In the second quarter, the company had 57,000 net adds, down 37% from the first quarter, and substantially below analysts’ expectations. The churn is up 2.5% in the second quarter vs. 2.4% in the first quarter of 2007. And Vonage continues to pay out royalty fees, even while claiming that workarounds are in place. This is proving to be a tough year for VoIP service providers, as evidenced by slowing growth at Vonage and the flameout of SunRocket.
The Verizon lawsuit is showing its effects. And cable providers often offer their own VoIP services now.
Excluding one-time costs, Vonage posted a loss of $18.2 million, or 12 cents a share. That’s quite an improvement over the $61 million loss posted in the prior quarter.
That’s a good thing… even if all is not well.
But those cable provider offerings are much more expensive than the VoIP company offerings.

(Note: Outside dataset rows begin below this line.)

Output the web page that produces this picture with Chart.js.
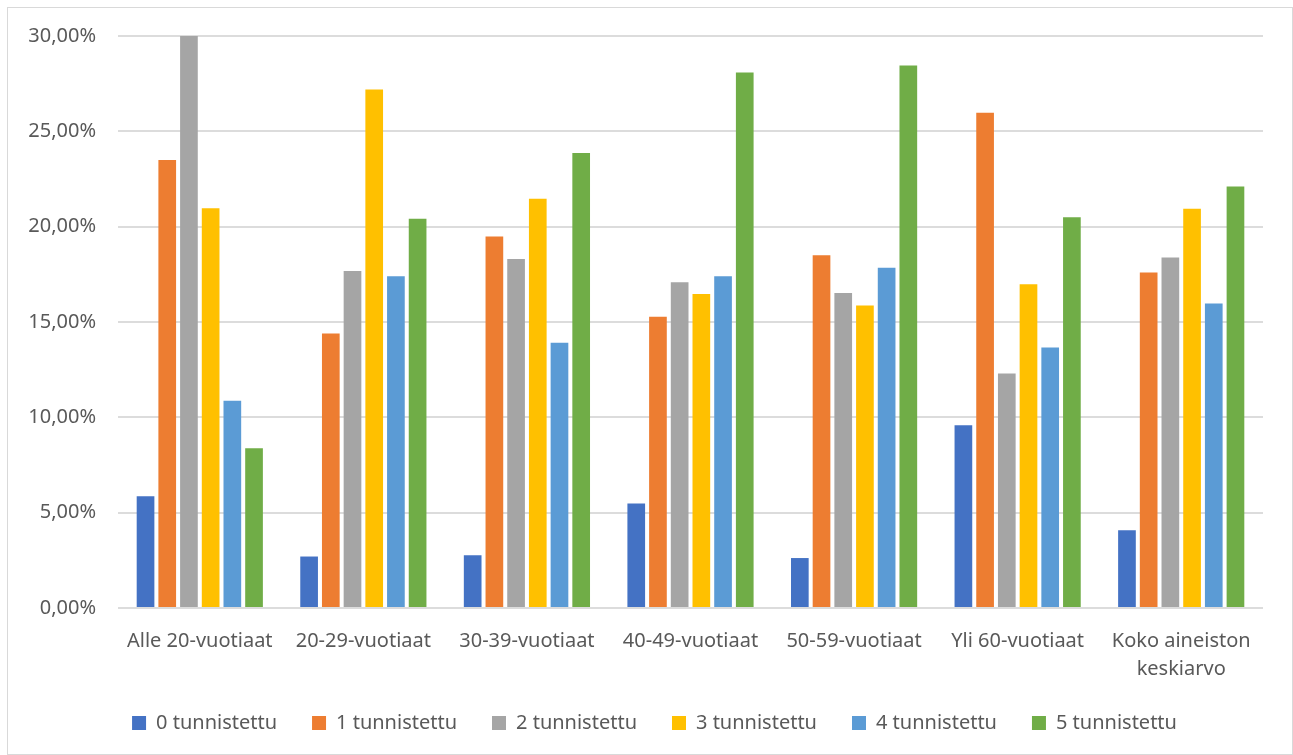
<!DOCTYPE html>
<html lang="fi">
<head>
<meta charset="utf-8">
<title>Tunnistetut ikäryhmittäin</title>
<script src="https://cdn.jsdelivr.net/npm/chart.js@4/dist/chart.umd.min.js"></script>
<style>
  html, body { margin: 0; padding: 0; background: #fff; }
  #kehys {
    position: absolute; left: 7px; top: 7px;
    width: 1286px; height: 748px;
    border: 1px solid #d9d9d9; box-sizing: border-box;
  }
</style>
</head>
<body>
<div id="kehys"><canvas id="kaavio"></canvas></div>
<script>
// Ikäryhmät x-akselille
const ryhmat = [
  "Alle 20-vuotiaat", "20-29-vuotiaat", "30-39-vuotiaat", "40-49-vuotiaat",
  "50-59-vuotiaat", "Yli 60-vuotiaat", ["Koko aineiston", "keskiarvo"]
];

const sarjaNimet = ["0 tunnistettu", "1 tunnistettu", "2 tunnistettu",
  "3 tunnistettu", "4 tunnistettu", "5 tunnistettu"];

// Osuudet prosentteina
const tunnistettu0 = [5.86, 2.70, 2.77, 5.48, 2.62, 9.58, 4.08];
const tunnistettu1 = [23.49, 14.40, 19.49, 15.27, 18.50, 25.98, 17.59];
const tunnistettu2 = [30.00, 17.68, 18.30, 17.08, 16.52, 12.30, 18.38];
const tunnistettu3 = [20.96, 27.20, 21.47, 16.47, 15.86, 16.98, 20.94];
const tunnistettu4 = [10.87, 17.40, 13.91, 17.40, 17.85, 13.66, 15.97];
const tunnistettu5 = [8.38, 20.42, 23.87, 28.08, 28.45, 20.50, 22.11];

const varit = ["#4472C4", "#ED7D31", "#A5A5A5", "#FFC000", "#5B9BD5", "#70AD47"];

const sarjat = [tunnistettu0, tunnistettu1, tunnistettu2, tunnistettu3, tunnistettu4, tunnistettu5];

const tekstiVari = "#595959";
const fontti = { family: "'Noto Sans', 'Open Sans', sans-serif", size: 20 };

function muotoile(arvo) {
  return arvo.toFixed(2).replace(".", ",") + "%";
}

// Siirretään selitettä hieman ylös ja oikealle asettelun jälkeen
const selitteenSiirto = {
  id: "selitteenSiirto",
  afterLayout: function (chart) {
    const l = chart.legend;
    if (!l) return;
    l.top -= 6; l.bottom -= 6;
    l.left += 19; l.right += 19;
  }
};

new Chart(document.getElementById("kaavio"), {
  type: "bar",
  data: {
    labels: ryhmat,
    datasets: sarjat.map(function (arvot, i) {
      return {
        label: sarjaNimet[i],
        data: arvot,
        backgroundColor: varit[i],
        borderWidth: 0,
        categoryPercentage: 0.796,
        barPercentage: 0.815
      };
    })
  },
  plugins: [selitteenSiirto],
  options: {
    responsive: true,
    maintainAspectRatio: false,
    animation: false,
    layout: { padding: { top: 28, right: 29, bottom: 5, left: 0 } },
    plugins: {
      tooltip: { enabled: false },
      legend: {
        position: "bottom",
        labels: {
          boxWidth: 14,
          boxHeight: 14,
          padding: 35,
          color: tekstiVari,
          font: fontti
        }
      }
    },
    scales: {
      x: {
        grid: { display: false },
        border: { display: false },
        ticks: {
          color: tekstiVari,
          font: Object.assign({ lineHeight: 1.4 }, fontti),
          padding: 11,
          autoSkip: false,
          maxRotation: 0
        },
        afterFit: function (akseli) { akseli.height = 76; }
      },
      y: {
        min: 0,
        max: 30,
        grid: { color: "#dcdcdc", lineWidth: 2, drawTicks: false },
        border: { display: false },
        ticks: {
          stepSize: 5,
          color: tekstiVari,
          font: fontti,
          padding: 22,
          callback: function (arvo) { return muotoile(arvo); }
        },
        afterFit: function (akseli) {
          akseli.width = 110;
          akseli.paddingTop = 0;
          akseli.paddingBottom = 0;
        }
      }
    }
  }
});
</script>
</body>
</html>
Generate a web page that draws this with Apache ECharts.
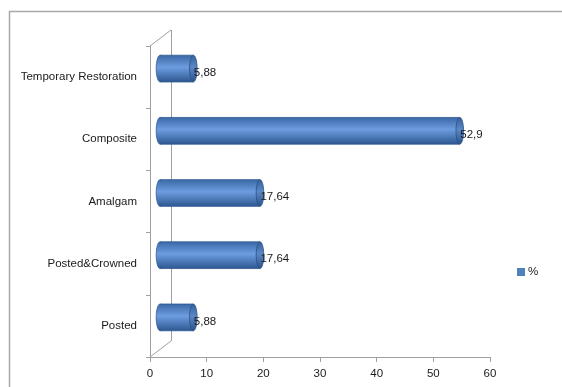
<!DOCTYPE html>
<html><head><meta charset="utf-8">
<script src="https://cdn.jsdelivr.net/npm/echarts@6/dist/echarts.min.js"></script>
<style>html,body{margin:0;padding:0;background:#fff}#c{width:562px;height:387px}</style>
</head><body><div id="c"></div>
<script>
const categories = ['Posted', 'Posted&Crowned', 'Amalgam', 'Composite', 'Temporary Restoration'];
const values = [5.88, 17.64, 17.64, 52.9, 5.88];
const xTicks = [0, 10, 20, 30, 40, 50, 60];
const seriesName = '%';

const GL = 150, GT = 46, GR = 72, GB = 30, W = 562, H = 387;
const DX = 21, DY = -16;       // depth of the 3D wall
const BX = 10, BY = -8.5;      // bar offset (mid depth)
const FONT = 'Liberation Sans';
const FS = 11.5;

const chart = echarts.init(document.getElementById('c'), null, {renderer: 'canvas'});
const grad = (c1, c2, c3) => new echarts.graphic.LinearGradient(0, 0, 0, 1, [
  {offset: 0, color: c1}, {offset: 0.45, color: c2}, {offset: 1, color: c3}]);

function renderItem(params, api) {
  const v = api.value(0), ci = api.value(1);
  const p0 = api.coord([0, ci]);
  const p1 = api.coord([v, ci]);
  const h = api.size([0, 1])[1] * 0.43;
  const cy = p0[1] + BY;
  const x0 = p0[0] + BX, x1 = p1[0] + BX;
  const rx = 3.8, ry = h / 2;
  const bodyFill = grad('#3b68a6', '#6d9de0', '#2d5790');
  return {
    type: 'group',
    children: [
      {type: 'ellipse', shape: {cx: x0, cy: cy, rx: rx, ry: ry},
       style: {fill: bodyFill, stroke: '#2f5a92', lineWidth: 0.8}},
      {type: 'rect', shape: {x: x0, y: cy - ry, width: x1 - x0, height: h},
       style: {fill: bodyFill}},
      {type: 'line', shape: {x1: x0, y1: cy - ry, x2: x1, y2: cy - ry},
       style: {stroke: '#2f5a92', lineWidth: 0.8}},
      {type: 'line', shape: {x1: x0, y1: cy + ry, x2: x1, y2: cy + ry},
       style: {stroke: '#2f5a92', lineWidth: 0.8}},
      {type: 'ellipse', shape: {cx: x1, cy: cy, rx: rx, ry: ry},
       style: {fill: grad('#35609b', '#5a87c6', '#2a5288'), stroke: '#284f84', lineWidth: 0.8}},
      {type: 'text', x: x1 + 0.5, y: cy + 4,
       style: {text: String(v).replace('.', ','), fill: '#1a1a1a', font: FS + 'px "' + FONT + '"',
               align: 'left', verticalAlign: 'middle'}}
    ]
  };
}

const wall = {stroke: '#a0a0a0', lineWidth: 1};
chart.setOption({
  animation: false,
  backgroundColor: '#fff',
  textStyle: {fontFamily: FONT},
  grid: {left: GL, top: GT, right: GR, bottom: GB, containLabel: false},
  legend: {
    data: [{name: seriesName, icon: 'rect'}],
    left: 517, top: 266, padding: 0, itemWidth: 8, itemHeight: 8, itemGap: 4,
    textStyle: {fontSize: FS, color: '#1a1a1a', fontFamily: FONT, padding: [0, 0, 0, -2]}
  },
  xAxis: {
    type: 'value', min: 0, max: 60, interval: 10,
    axisLine: {show: true, lineStyle: {color: '#a0a0a0', width: 1}},
    axisTick: {show: true, length: 5, lineStyle: {color: '#a0a0a0'}},
    axisLabel: {color: '#1a1a1a', fontSize: FS, margin: 11, fontFamily: FONT,
                formatter: v => xTicks.includes(v) ? String(v) : ''},
    splitLine: {show: false}
  },
  yAxis: {
    type: 'category', data: categories,
    axisLine: {show: true, lineStyle: {color: '#a0a0a0', width: 1}},
    axisTick: {show: true, length: 4, lineStyle: {color: '#a0a0a0'}},
    axisLabel: {color: '#1a1a1a', fontSize: FS, margin: 13, fontFamily: FONT}
  },
  series: [{
    name: seriesName, type: 'custom', renderItem: renderItem, z: 5,
    itemStyle: {color: '#4f81bd'},
    encode: {x: 0, y: 1},
    data: values.map((v, i) => [v, i])
  }],
  graphic: [
    {type: 'line', z: -10, shape: {x1: 9.5, y1: 11, x2: 9.5, y2: H}, style: {stroke: '#a8a8a8', lineWidth: 1.5}},
    {type: 'line', z: -10, shape: {x1: 9, y1: 11.5, x2: W, y2: 11.5}, style: {stroke: '#a8a8a8', lineWidth: 1.5}},
    {type: 'line', z: -10, shape: {x1: GL, y1: GT, x2: GL + DX, y2: GT + DY}, style: wall},
    {type: 'line', z: -10, shape: {x1: GL + DX + 0.5, y1: GT + DY, x2: GL + DX + 0.5, y2: H - GB + DY}, style: wall},
    {type: 'line', z: -10, shape: {x1: GL, y1: H - GB, x2: GL + DX, y2: H - GB + DY}, style: wall}
  ]
});
</script></body></html>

Unfortunately, they are also much more heavily marketed than standalone VoIP companies besides Vonage, so many consumers aren’t at all aware of the alternatives.
I remember when I first signed up for a VoIP plan in late 2006. A few days later, purely by coincidence, my local cable company’s sales rep knocked on my door, selling internet phone service. He started into his pitch and I informed him that I already had internet telephone service, thank you, and it was far cheaper than the cable company’s. He asked how much, because he hadn’t even gotten to the price portion of his pitch when I cut him off. You should have seen the poor man’s face fall when I told him I was paying $26 per month for unlimited calls.
Actually, though, cutting him off with that fact had been an act of mercy. I knew for a fact that the lowest price my cable company offered for phone service was $48 per month, and that only if bundled with cable and internet service. And then I’d have had to watch his face fall even further when I informed him that such a bundle was useless to me. I haven’t had a television for more than five years.
Could be worse! The lack of subscriber adds is no surprise given the pressures of the VZ issue. This entire situation is tragic on so many levels and VZ is already accomplishing their goal of removing competition from the market (their absolute goal imho, this has nothing to do with violation of intellectual property).
Of course, the real shame in all of this is that Vonage’s service is a winner for the consumer, it is feature rich, has become highly reliable, and is a great value.
Seems to me Vonage’s challenge is to survive the attack of this absurd patent fiasco, sit back up, and hopefully be able to attract fresh capital to resume their business on its merits.
Om – What do you think about Skype? I like Vonage, but Skype is much more affordable and backed by a much bigger bankroll.